Working on a Powerpoint or Word doc doesn't require a hefty CPU (and we're talking Tegra 3 vs. Core2Duo which really aren't that far apart), but the functionality of the Android office suites is roughtly 1% of LibreOffice.

Want to open a Powerpoint, edit a drawing or a pasted excel graph, etc. etc.? Have fun on Android or iOS with that.

Then there is the "slowness" issue of running everything in a Java VM rather than as a native binary...
I think you are overestimating the slowness induced by Java VM, not that I have any kind of love for it. SW architecture matters a great deal. That's why iOS can get smooth-as-a-baby's-skin experience from a ~400MHz ARM6 + MBX gpu.

The verge people did a hands on and found Ubuntu to be laggy, FWIW. My guess would be that they just shrunk down unity to a phone. No wonder it was laggy.
 
True Java doesn't have to be slow, but I don't think too many people will claim it's as fast as native compiled code.

The Verge, however, was dead on in their speed article (speed to market article, not lag). They compared the Ubuntu announcement to webOS and MeeGo - two of the better conceptual OSes we've seen IMHO - and how their launch timeline killed them, in part out of failure to maintain momentum.

And Blaz, you're right about no specifics. He says, in the PR video, that it's a full Ubuntu OS, but that doesn't have to mean X11/gnome, etc. though he does claim the HMI is Unity.

FWIW I came to Android from webOS where I could open a shell and execute Linux commands or run a full linux chrooted if I wanted some other app. Kludgy but hints of what might be possible.

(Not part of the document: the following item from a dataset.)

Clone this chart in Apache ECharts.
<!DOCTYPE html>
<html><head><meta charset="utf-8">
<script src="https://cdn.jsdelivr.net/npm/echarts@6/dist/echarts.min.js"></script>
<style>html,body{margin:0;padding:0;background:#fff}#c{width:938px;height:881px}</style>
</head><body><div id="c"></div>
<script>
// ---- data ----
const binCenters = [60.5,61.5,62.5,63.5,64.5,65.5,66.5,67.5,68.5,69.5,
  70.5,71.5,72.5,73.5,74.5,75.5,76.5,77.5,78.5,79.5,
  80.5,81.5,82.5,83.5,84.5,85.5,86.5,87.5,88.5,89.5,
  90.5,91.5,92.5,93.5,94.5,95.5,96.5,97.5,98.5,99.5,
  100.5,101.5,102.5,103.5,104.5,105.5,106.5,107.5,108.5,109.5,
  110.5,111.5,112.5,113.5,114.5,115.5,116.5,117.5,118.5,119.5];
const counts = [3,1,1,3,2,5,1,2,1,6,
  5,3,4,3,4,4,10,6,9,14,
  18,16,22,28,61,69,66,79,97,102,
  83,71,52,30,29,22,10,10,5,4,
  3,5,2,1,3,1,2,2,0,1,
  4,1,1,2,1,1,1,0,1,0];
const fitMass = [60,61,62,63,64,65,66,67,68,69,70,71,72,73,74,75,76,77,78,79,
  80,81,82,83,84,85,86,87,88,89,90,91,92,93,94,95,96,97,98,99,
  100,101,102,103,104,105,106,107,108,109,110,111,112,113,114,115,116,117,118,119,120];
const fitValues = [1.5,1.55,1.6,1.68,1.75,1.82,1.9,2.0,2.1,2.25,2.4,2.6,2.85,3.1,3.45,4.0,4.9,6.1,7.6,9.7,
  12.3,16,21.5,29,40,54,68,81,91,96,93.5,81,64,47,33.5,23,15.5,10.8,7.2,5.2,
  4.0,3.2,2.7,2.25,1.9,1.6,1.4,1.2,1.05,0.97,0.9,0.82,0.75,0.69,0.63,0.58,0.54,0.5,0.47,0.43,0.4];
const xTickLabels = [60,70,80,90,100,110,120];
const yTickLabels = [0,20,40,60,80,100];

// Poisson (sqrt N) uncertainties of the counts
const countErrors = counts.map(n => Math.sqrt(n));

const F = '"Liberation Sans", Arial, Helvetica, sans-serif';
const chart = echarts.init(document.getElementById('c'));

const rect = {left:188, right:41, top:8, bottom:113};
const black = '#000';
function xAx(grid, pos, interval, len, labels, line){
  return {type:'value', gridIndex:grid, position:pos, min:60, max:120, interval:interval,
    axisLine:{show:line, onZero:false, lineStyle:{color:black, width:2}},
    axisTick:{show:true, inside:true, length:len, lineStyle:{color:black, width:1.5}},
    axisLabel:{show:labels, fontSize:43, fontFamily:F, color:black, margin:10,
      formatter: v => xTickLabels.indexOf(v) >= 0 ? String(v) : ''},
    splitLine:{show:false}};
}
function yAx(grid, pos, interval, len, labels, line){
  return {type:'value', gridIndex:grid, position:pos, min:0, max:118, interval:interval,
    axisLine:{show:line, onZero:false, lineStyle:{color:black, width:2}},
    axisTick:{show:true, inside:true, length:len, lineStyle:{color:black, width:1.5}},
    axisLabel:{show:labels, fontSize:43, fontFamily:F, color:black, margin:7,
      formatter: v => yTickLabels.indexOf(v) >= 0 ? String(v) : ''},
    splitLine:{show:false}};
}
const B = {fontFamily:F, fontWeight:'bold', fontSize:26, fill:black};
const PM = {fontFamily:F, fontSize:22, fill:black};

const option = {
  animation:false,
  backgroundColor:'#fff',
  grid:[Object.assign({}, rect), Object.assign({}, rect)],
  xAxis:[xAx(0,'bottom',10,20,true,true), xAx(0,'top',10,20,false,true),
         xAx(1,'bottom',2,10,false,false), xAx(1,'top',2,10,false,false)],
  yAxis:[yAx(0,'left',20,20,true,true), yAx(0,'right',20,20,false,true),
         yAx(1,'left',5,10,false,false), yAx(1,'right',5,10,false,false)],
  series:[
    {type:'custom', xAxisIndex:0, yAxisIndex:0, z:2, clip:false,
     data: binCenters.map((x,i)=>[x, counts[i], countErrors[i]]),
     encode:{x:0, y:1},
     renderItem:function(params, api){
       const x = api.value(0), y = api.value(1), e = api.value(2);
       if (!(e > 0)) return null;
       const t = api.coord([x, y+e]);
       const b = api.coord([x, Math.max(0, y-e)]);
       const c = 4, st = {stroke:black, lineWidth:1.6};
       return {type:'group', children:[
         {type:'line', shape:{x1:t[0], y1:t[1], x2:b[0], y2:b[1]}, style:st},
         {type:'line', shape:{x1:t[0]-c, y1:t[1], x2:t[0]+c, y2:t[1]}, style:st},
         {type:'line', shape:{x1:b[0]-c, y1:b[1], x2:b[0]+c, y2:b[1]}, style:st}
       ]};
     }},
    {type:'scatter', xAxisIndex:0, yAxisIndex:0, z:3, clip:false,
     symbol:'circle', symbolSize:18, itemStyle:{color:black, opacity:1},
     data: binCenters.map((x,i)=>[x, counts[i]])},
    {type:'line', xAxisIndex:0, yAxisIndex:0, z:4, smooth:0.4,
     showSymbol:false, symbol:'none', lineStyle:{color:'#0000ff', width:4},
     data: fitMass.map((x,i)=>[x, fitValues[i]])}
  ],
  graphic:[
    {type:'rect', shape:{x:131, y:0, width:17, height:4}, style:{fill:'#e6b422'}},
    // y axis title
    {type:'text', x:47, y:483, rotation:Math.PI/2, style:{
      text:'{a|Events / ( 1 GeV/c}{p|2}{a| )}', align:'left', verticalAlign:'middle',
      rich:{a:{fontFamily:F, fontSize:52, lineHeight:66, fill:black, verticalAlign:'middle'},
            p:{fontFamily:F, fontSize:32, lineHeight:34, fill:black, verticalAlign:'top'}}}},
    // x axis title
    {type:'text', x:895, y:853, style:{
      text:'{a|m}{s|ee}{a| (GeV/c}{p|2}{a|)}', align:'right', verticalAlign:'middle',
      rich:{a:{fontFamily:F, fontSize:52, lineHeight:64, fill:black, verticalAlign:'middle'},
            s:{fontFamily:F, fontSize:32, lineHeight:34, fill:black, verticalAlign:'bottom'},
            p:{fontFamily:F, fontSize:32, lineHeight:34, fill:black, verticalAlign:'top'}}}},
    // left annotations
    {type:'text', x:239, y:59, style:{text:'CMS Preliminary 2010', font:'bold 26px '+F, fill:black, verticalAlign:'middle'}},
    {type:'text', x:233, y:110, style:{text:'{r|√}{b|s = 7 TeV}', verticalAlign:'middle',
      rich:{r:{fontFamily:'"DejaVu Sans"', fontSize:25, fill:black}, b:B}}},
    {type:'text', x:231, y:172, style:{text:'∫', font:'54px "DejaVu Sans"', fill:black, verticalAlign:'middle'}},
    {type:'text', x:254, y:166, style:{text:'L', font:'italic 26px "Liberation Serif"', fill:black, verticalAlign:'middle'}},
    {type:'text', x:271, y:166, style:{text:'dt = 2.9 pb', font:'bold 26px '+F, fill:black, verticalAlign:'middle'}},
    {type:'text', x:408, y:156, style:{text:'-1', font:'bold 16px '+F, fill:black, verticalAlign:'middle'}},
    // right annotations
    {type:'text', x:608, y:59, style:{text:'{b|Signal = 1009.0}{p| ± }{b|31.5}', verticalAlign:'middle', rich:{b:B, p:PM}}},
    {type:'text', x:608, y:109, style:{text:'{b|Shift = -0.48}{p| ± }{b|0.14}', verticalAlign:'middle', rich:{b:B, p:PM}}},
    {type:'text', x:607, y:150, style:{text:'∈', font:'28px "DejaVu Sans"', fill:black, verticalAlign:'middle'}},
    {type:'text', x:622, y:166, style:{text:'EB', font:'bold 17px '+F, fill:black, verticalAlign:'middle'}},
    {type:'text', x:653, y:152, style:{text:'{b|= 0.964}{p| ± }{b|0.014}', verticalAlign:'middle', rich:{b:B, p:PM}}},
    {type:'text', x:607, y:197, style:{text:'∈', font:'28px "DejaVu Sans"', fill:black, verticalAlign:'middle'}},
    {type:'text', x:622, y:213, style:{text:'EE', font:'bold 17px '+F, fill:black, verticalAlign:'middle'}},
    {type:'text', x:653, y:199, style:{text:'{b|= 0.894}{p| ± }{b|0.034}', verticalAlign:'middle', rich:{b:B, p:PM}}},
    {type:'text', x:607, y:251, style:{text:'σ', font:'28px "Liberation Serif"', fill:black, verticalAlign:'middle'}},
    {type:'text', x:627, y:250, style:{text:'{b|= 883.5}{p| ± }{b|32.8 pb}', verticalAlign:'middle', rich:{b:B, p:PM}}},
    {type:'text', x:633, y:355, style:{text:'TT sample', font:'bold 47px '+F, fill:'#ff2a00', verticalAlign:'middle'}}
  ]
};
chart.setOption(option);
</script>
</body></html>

Add to that HMI elements from webOS that seem obvious but have still not be copied (such as my ever-bitching-about two or more inputs to merely delete a junk email when webOS can delete from the notification) by other mainstream phone OSes...

I just tend to get encouraged, after seeing so much innovation come and die over the years (don't even get me started on NeXTStep and the horror of seeing it gobbled up by MacOS), when something a bit more open and less dependent upon commercial forces comes along like a full blown linux phone OS. But leave it to B3D to temper my optimism :)
 
BTW I bitched about the nature of the announcement, it's all we have now, but I actually think this Ubuntu can be a good thing :)
Even if there eventually are complaints about the GUI or some intrusive "partnership" I'm sure they won't stop you from modifying it or just choose to run other software (the GUI is software).

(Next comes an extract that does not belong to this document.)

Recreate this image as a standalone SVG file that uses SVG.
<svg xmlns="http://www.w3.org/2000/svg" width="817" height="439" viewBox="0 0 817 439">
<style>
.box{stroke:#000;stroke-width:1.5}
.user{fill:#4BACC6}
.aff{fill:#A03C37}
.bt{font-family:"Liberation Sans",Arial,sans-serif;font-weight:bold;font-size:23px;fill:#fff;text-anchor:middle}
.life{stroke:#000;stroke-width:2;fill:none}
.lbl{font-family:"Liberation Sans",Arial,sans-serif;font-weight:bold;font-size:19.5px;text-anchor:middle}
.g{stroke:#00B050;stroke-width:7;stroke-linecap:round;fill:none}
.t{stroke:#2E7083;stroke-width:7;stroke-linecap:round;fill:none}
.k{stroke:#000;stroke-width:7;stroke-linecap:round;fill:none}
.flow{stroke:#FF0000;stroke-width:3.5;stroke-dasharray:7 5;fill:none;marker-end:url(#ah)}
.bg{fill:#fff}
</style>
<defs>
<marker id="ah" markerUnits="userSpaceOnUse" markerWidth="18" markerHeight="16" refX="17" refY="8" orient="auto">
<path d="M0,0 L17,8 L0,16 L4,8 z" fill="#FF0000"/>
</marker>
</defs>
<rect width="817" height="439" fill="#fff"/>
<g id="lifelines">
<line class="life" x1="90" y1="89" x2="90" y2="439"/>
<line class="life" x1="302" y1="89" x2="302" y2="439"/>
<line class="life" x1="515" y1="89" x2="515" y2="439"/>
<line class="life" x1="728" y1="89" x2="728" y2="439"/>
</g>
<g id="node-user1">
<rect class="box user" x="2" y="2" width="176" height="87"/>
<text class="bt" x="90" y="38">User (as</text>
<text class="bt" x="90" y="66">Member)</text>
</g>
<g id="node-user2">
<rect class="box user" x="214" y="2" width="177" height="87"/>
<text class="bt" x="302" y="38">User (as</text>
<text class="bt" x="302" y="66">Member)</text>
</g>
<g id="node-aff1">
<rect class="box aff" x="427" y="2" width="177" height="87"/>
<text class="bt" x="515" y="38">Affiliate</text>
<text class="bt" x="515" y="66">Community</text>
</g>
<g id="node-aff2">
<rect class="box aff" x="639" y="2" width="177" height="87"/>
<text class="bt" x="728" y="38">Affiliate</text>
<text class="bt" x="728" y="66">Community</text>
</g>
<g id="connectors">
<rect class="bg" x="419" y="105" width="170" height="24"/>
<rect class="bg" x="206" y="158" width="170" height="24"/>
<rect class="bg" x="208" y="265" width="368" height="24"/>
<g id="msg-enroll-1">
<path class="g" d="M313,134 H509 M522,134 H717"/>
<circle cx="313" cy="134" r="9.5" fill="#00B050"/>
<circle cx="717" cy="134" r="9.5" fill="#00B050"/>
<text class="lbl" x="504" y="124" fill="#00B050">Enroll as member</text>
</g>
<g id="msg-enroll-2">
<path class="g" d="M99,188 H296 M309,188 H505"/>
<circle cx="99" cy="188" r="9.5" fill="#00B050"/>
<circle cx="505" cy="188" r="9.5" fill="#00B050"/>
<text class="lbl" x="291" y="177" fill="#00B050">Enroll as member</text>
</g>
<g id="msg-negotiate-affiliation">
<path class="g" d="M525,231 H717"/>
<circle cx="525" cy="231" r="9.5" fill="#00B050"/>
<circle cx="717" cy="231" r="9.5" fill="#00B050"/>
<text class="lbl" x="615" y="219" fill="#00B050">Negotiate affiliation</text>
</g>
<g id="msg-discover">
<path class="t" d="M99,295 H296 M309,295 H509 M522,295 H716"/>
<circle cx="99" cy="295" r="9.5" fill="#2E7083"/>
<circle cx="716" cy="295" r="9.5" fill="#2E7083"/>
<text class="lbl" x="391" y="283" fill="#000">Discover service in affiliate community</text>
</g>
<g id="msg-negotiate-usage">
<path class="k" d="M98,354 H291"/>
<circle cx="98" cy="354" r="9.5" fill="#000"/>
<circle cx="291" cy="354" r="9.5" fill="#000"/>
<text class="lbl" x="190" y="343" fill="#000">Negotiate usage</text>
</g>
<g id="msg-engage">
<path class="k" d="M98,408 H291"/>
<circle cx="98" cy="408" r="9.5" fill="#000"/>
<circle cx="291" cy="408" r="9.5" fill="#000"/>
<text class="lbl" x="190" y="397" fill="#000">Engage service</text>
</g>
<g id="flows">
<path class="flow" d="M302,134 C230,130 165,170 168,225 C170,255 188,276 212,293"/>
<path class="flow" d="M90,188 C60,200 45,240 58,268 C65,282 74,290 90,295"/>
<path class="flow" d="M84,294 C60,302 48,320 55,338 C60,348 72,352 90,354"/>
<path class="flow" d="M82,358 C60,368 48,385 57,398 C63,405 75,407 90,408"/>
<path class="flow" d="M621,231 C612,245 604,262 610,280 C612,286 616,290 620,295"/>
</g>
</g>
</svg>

If I'm pleased about even Firefox OS I should be please about Ubuntu. Both use the Android kernel, i.e. the linux part of Android - so you can get the proprietary drivers needed for properly operating your phone.
I can imagine you even being able to dual boot them (or run one chrooted from another)

If this is as much a "real OS" as what can expect, for instance KDE Plasma Active could be run (assuming it's usable on 3 or 4"), and pretty much anything, pointless or not.
 
True Java doesn't have to be slow, but I don't think too many people will claim it's as fast as native compiled code.

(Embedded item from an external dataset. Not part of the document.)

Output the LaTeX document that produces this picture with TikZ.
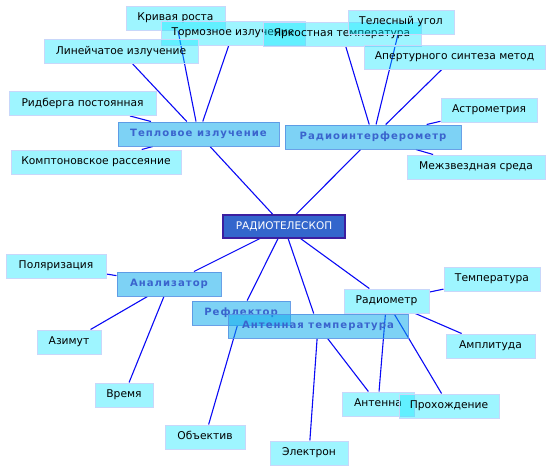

The Verge, however, was dead on in their speed article (speed to market article, not lag). They compared the Ubuntu announcement to webOS and MeeGo - two of the better conceptual OSes we've seen IMHO - and how their launch timeline killed them, in part out of failure to maintain momentum.
Java is slower than C++. But it's fast enough that sw architecture matters a lot more.

I would love a Ubuntu based smartphone. But I don't expect RIM/firefoxos/tizen/bada/ubuntu etc. to amount to anything.

We'll have to see if WP will be the No.3.